After implementing the workflow on a single system, I then implemented it on a virtual machine in order to allow anyone anywhere to run it. I used the Vagrant software package to provision a virtual machine with all necessary requirements. Once installed, the user can run the entire workflow with a single command. In addition to running the entire data analysis workflow, the virtual machine also includes a web server that provides access to the results of all of the analyses, along with a data browser for the detailed results. This system is identical to the one exposed publicly at http://results.myconnectome.org. Documentation for installing and running the software is evolving.
Pain points
A number of pain points were encountered in the development of a reproducible analysis workflow. First, there were a number of processing stream operations that could not be implemented in this manner. In particular, some of the preprocessing operations required high-performance computing resources, which could not be generalized due to specifics of job submission systems. Second, there was a substantial amount of extra work necessary to generalize the code to work on an arbitrary system, primarily involving the identification and resolution of software dependencies. A third pain point involved the identification of appropriate technologies for sharing of a reproducible workflow. We have used a VM provisioned using Vagrant, but there are many other approaches that one might use. Finally, we struggled with identifying what level of user at whom we were targeting the project. We ultimately decided to make it easy to use for non-power-users, which required substantial extra work.
Key benefits
The reproducible workflow provides a number of important benefits. First, it provides a degree of detail that could not be feasibly included in the publication. Second, it increases the degree of trust amongst others in the field in the results that are presented in the publication. Third, it provides an example for others in our subfield of how to implement reproducible shared workflows.
Key tools
I have used Vagrant to allow any user to easily provision a virtual machine that includes all of the necesssary dependencies to run the workflow (see https://github.com/poldrack/myconnectome-vm).
Questions
What does "reproducibility" mean to you?
In the context of my case study, "reproducibility" means the ability to exactly reproduce the analysis workflow that was used to obtain the results reported in a manuscript. More generally, I take the term to also encompass the consistency of results across different workflows or datasets.
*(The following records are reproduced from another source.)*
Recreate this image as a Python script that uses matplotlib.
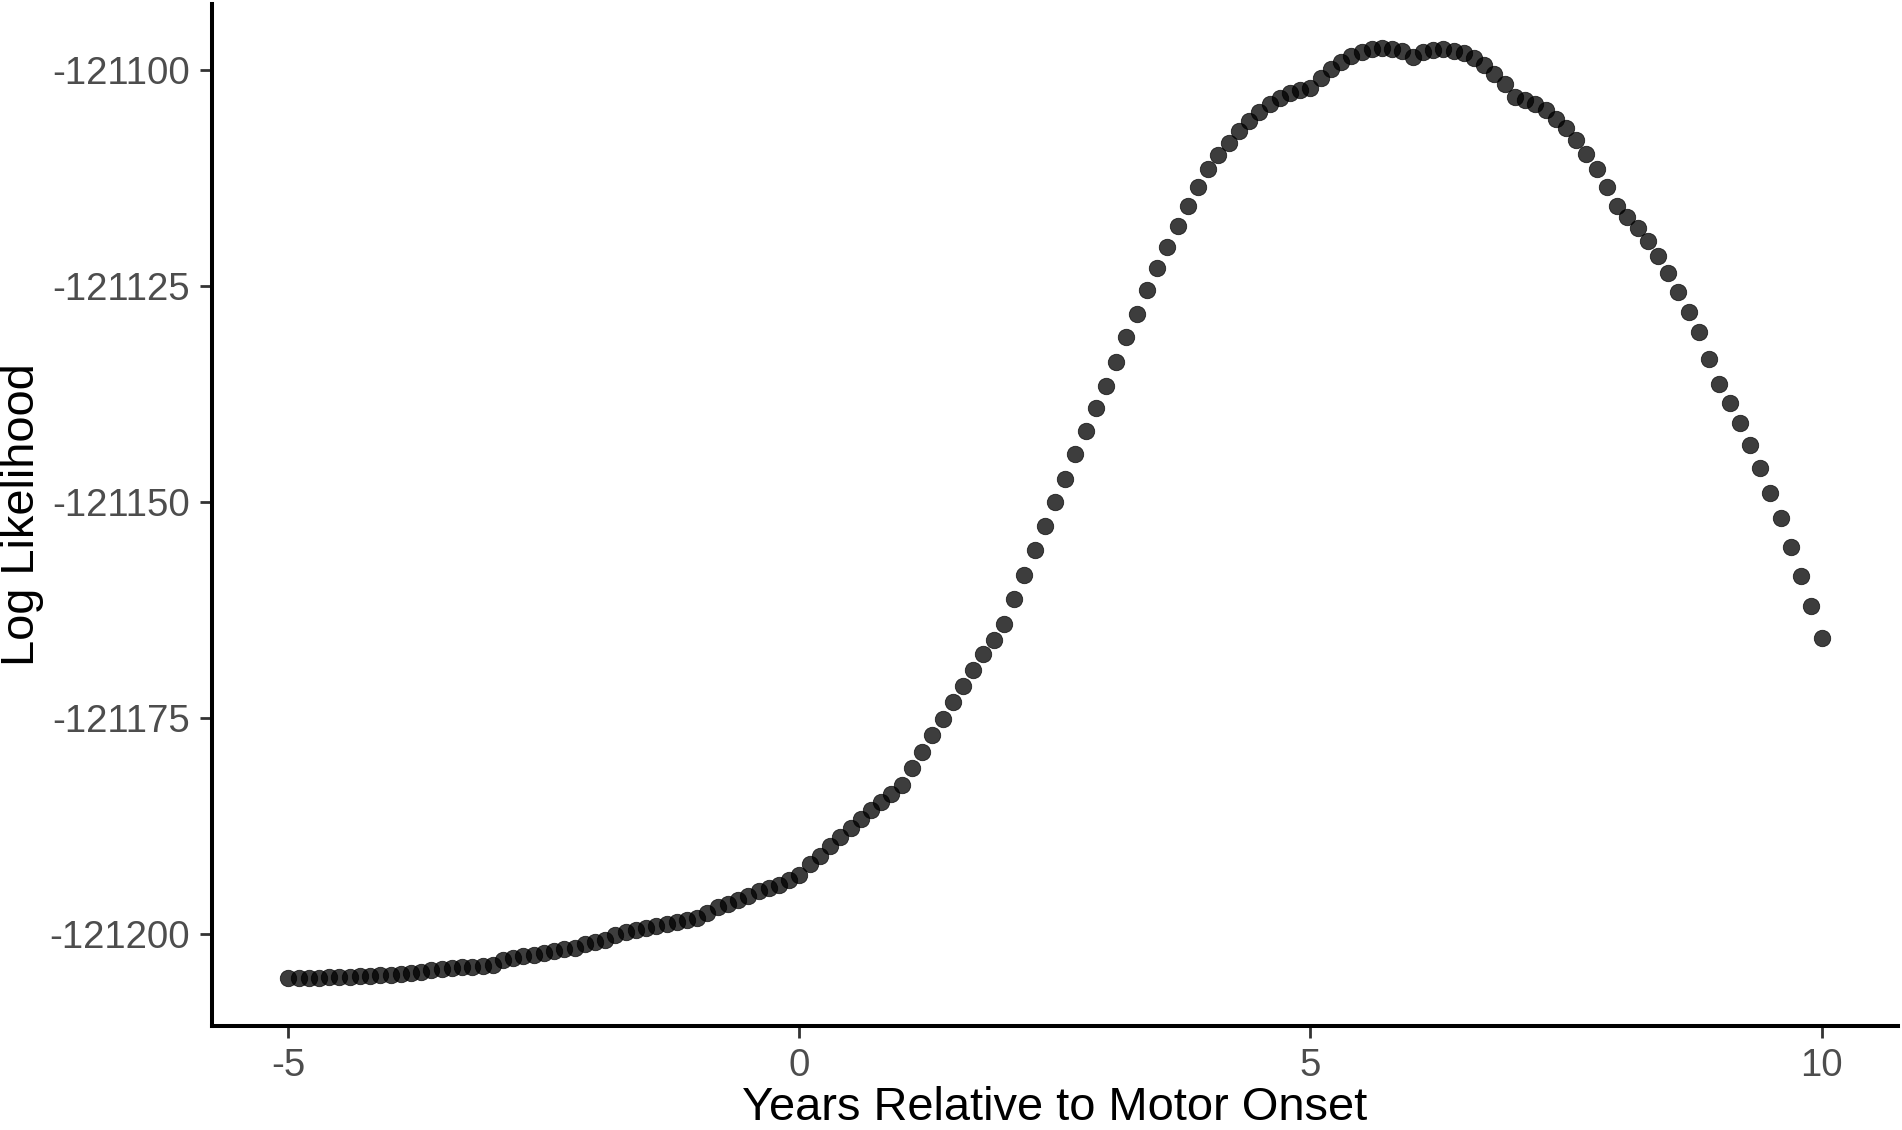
import numpy as np
import matplotlib as mpl
import matplotlib.pyplot as plt

mpl.use('agg')

# years relative to motor onset, one point every 0.1 year
years = np.linspace(-5, 10, 151)

# log likelihood, in steps of 0.1 year from -5 to 10
log_lik = [
    -121205.19, -121205.15, -121205.11, -121205.10, -121205.08, -121205.04, -121205.00, -121204.96, -121204.92, -121204.84,
    -121204.77, -121204.65, -121204.54, -121204.42, -121204.23, -121204.11, -121204.03, -121203.92, -121203.84, -121203.77,
    -121203.69, -121203.11, -121202.84, -121202.65, -121202.45, -121202.26, -121202.03, -121201.84, -121201.65, -121201.20,
    -121200.95, -121200.75, -121200.22, -121199.83, -121199.60, -121199.33, -121199.14, -121198.87, -121198.68, -121198.45,
    -121198.18, -121197.60, -121196.91, -121196.53, -121196.06, -121195.68, -121195.10, -121194.72, -121194.33, -121193.75,
    -121193.20, -121192.00, -121191.00, -121189.90, -121188.81, -121187.77, -121186.73, -121185.73, -121184.77, -121183.81,
    -121182.84, -121180.84, -121178.99, -121177.06, -121175.13, -121173.25, -121171.40, -121169.50, -121167.64, -121165.97,
    -121164.13, -121161.30, -121158.49, -121155.60, -121152.82, -121150.01, -121147.39, -121144.50, -121141.80, -121139.14,
    -121136.64, -121133.82, -121130.93, -121128.31, -121125.54, -121122.96, -121120.53, -121118.10, -121115.79, -121113.59,
    -121111.47, -121109.93, -121108.50, -121107.12, -121105.96, -121104.92, -121103.96, -121103.26, -121102.69, -121102.34,
    -121102.15, -121100.95, -121099.91, -121099.14, -121098.37, -121097.98, -121097.60, -121097.45, -121097.60, -121097.87,
    -121098.49, -121097.98, -121097.71, -121097.60, -121097.79, -121098.10, -121098.64, -121099.41, -121100.49, -121101.72,
    -121103.19, -121103.49, -121104.03, -121104.73, -121105.69, -121106.73, -121108.12, -121109.72, -121111.46, -121113.59,
    -121115.82, -121117.06, -121118.29, -121119.84, -121121.57, -121123.54, -121125.74, -121128.06, -121130.35, -121133.45,
    -121136.34, -121138.59, -121140.90, -121143.48, -121146.06, -121149.00, -121151.90, -121155.25, -121158.65, -121162.08,
    -121165.74,
]

x_ticks = [-5, 0, 5, 10]
y_ticks = [-121200, -121175, -121150, -121125, -121100]

plt.rcParams['font.family'] = ['Liberation Sans', 'DejaVu Sans']

fig = plt.figure(figsize=(19.02, 11.30), dpi=100)
ax = fig.add_axes([0.1113, 0.092, 0.8867, 0.9045])

ax.scatter(years, log_lik, s=140, color='black', alpha=0.76,
           edgecolors='black', linewidths=0.6, zorder=3)

ax.set_xlim(-5.75, 10.75)
ax.set_ylim(-121210.7, -121092.4)
ax.set_xticks(x_ticks)
ax.set_xticklabels([str(t) for t in x_ticks])
ax.set_yticks(y_ticks)
ax.set_yticklabels([str(t) for t in y_ticks])

for side in ['top', 'right']:
    ax.spines[side].set_visible(False)
for side in ['left', 'bottom']:
    ax.spines[side].set_linewidth(2.9)
    ax.spines[side].set_color('black')

ax.tick_params(axis='both', length=8.5, width=2.0, color='#333333',
               labelsize=27.6, labelcolor='#4D4D4D', pad=7)

ax.set_xlabel('Years Relative to Motor Onset', fontsize=33.8, color='black', labelpad=2)
ax.set_ylabel('Log Likelihood', fontsize=33.8, color='black')
ax.yaxis.set_label_coords(-0.0993, 0.5)

fig.savefig('out.png', dpi=100)
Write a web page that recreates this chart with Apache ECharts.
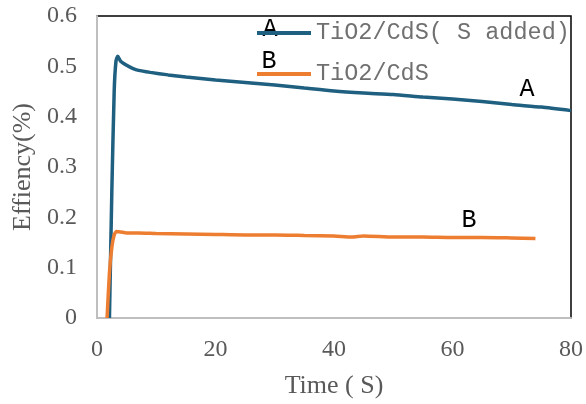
<!DOCTYPE html>
<html>
<head>
<meta charset="utf-8">
<script src="https://cdn.jsdelivr.net/npm/echarts@6/dist/echarts.min.js"></script>
<style>
  html, body { margin: 0; padding: 0; background: #fff; }
  #chart { width: 586px; height: 404px; }
</style>
</head>
<body>
<div id="chart"></div>
<script>
// time (s) and efficiency (%)
var timeA = [2.1, 2.5, 2.9, 3.2, 3.5, 4, 5, 6, 7, 9, 12, 15, 20, 25, 30, 35, 40, 45, 50, 55, 60, 65, 70, 75, 80];
var effA  = [0, 0.25, 0.45, 0.51, 0.52, 0.51, 0.502, 0.496, 0.492, 0.488, 0.483, 0.479, 0.473, 0.468, 0.463, 0.457, 0.451, 0.447, 0.444, 0.439, 0.435, 0.43, 0.424, 0.419, 0.412];

var timeB = [1.7, 2.1, 2.5, 2.9, 3.3, 4, 5, 7, 10, 15, 20, 25, 30, 35, 40, 43, 45, 50, 55, 60, 65, 70, 74];
var effB  = [0, 0.09, 0.14, 0.165, 0.172, 0.171, 0.169, 0.169, 0.168, 0.167, 0.166, 0.165, 0.165, 0.164, 0.163, 0.161, 0.163, 0.161, 0.161, 0.16, 0.16, 0.159, 0.158];

var seriesNames = ['TiO2/CdS( S added)', 'TiO2/CdS'];
var xTicks = { min: 0, max: 80, step: 20 };
var yTicks = { min: 0, max: 0.6, step: 0.1 };

function pairs(t, v) {
  var out = [];
  for (var i = 0; i < t.length; i++) out.push([t[i], v[i]]);
  return out;
}

// letter tags like the text boxes in the original sheet
function tag(txt, x, y) {
  return {
    type: 'text', x: x, y: y,
    style: { text: txt, align: 'center', verticalAlign: 'middle',
             fontFamily: 'Liberation Mono', fontSize: 25, fill: '#000' }
  };
}

var chart = echarts.init(document.getElementById('chart'));

var option = {
  animation: false,
  grid: {
    left: 97, right: 8, top: 16, bottom: 82,
    show: true, borderColor: '#000', borderWidth: 1.5
  },
  legend: {
    orient: 'vertical',
    left: 252, top: 16,
    icon: 'rect',
    itemWidth: 54, itemHeight: 4, itemGap: 17,
    textStyle: { fontFamily: 'Liberation Mono', fontSize: 23.5, color: '#707070' },
    data: seriesNames
  },
  xAxis: {
    type: 'value',
    min: xTicks.min, max: xTicks.max, interval: xTicks.step,
    name: 'Time ( S)',
    nameLocation: 'middle', nameGap: 55,
    nameTextStyle: { fontFamily: 'Liberation Serif', fontSize: 26, color: '#595959' },
    axisLine: { lineStyle: { color: '#bfbfbf', width: 2 } },
    axisTick: { show: false },
    splitLine: { show: false },
    axisLabel: { fontFamily: 'Liberation Serif', fontSize: 24, color: '#595959', margin: 20 }
  },
  yAxis: {
    type: 'value',
    min: yTicks.min, max: yTicks.max, interval: yTicks.step,
    name: 'Effiency(%)',
    nameLocation: 'middle', nameGap: 55,
    nameTextStyle: { fontFamily: 'Liberation Serif', fontSize: 26, color: '#595959' },
    axisLine: { show: true, lineStyle: { color: '#bfbfbf', width: 2 } },
    axisTick: { show: false },
    splitLine: { show: false },
    axisLabel: { fontFamily: 'Liberation Serif', fontSize: 24, color: '#595959', margin: 20 }
  },
  series: [
    {
      name: seriesNames[0],
      type: 'line',
      data: pairs(timeA, effA),
      showSymbol: false, symbol: 'none',
      smooth: 0.2,
      lineStyle: { color: '#1f5f80', width: 3.5 },
      itemStyle: { color: '#1f5f80' }
    },
    {
      name: seriesNames[1],
      type: 'line',
      data: pairs(timeB, effB),
      showSymbol: false, symbol: 'none',
      smooth: 0.2,
      lineStyle: { color: '#ed7d31', width: 3.5 },
      itemStyle: { color: '#ed7d31' }
    }
  ],
  graphic: [
    tag('A', 270, 29),
    tag('B', 269, 61),
    tag('A', 527, 89),
    tag('B', 469, 220)
  ]
};

chart.setOption(option);
</script>
</body>
</html>
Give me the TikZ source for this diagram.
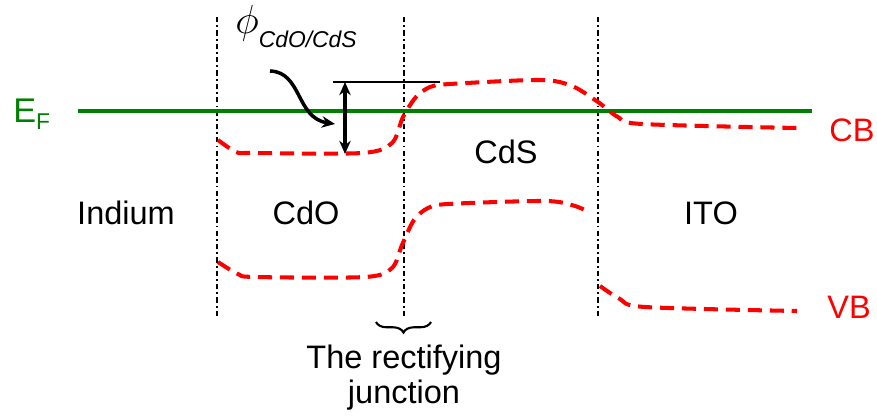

Why do you think that reproducibility in your domain is important?
The workflows used for neuroimaging data are highly complex with a great degree of analytic flexibility, which raises concerns regarding the reproducibility of results. We desperately need a greater degree of transparency in order to make research in our domain more reproducible.
How or where did you learn about reproducibility?
I think I primarily learned from negative examples; that is, from seeing other researchers whose research findings rely upon code that is not openly available and data that are not shared.
What do you see as the major challenges to doing reproducible research in your domain, and do you have any suggestions?
Human subjects issues and concerns about scooping are often raised here, but I think these are red herrings. The primary pitfall is that reproducible research practices make it harder to obtain splashy findings that get high-profile publications.
What do you view as the major incentives for doing reproducible research?
Increasing trust in one's research.
Are there any best practices that you'd recommend for researchers in your field?
Using version control software, and open sharing of data.